El emergente de estos procesos sociales de apropiación fue la imagen de la víctima inocente, joven, en un arrastre de la respuesta a la propaganda dictatorial y acudiendo a la necesidad de reforzar los elementos de condena al gobierno militar. En una recopilación de escritos de jóvenes desaparecidos, Ernesto Sabato, transformado en el emblema de las actividades de la Conadep, sintetiza esa imagen:
“La alta calidad espiritual de los desdichados que los escribieron, su devoción a los padres y a la tierra que los vio nacer, una sensibilidad en ocasiones evangélica hacia los desamparados y olvidados por los poderes de la tierra (...) Hay motivos para desgarrantes reflexiones sobre el destino de una juventud que fue parte de la mejor juventud argentina, cuyo único delito fue soñar con un mundo más humano.
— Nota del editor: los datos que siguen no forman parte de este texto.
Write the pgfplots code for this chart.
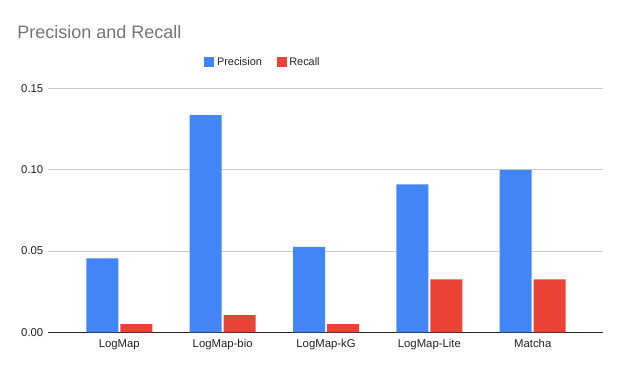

Muchísimos de los desaparecidos que registramos en nuestra Comisión nacional eran apenas adolescentes, que fueron arrancados bárbaramente de sus hogares para llevarlos a los antros del suplicio, la violación y la muerte”.
Es en este marco que la historia de La Noche de los Lápices, a través de la voz de Pablo Díaz, sobreviviente de la masacre, fue conocida.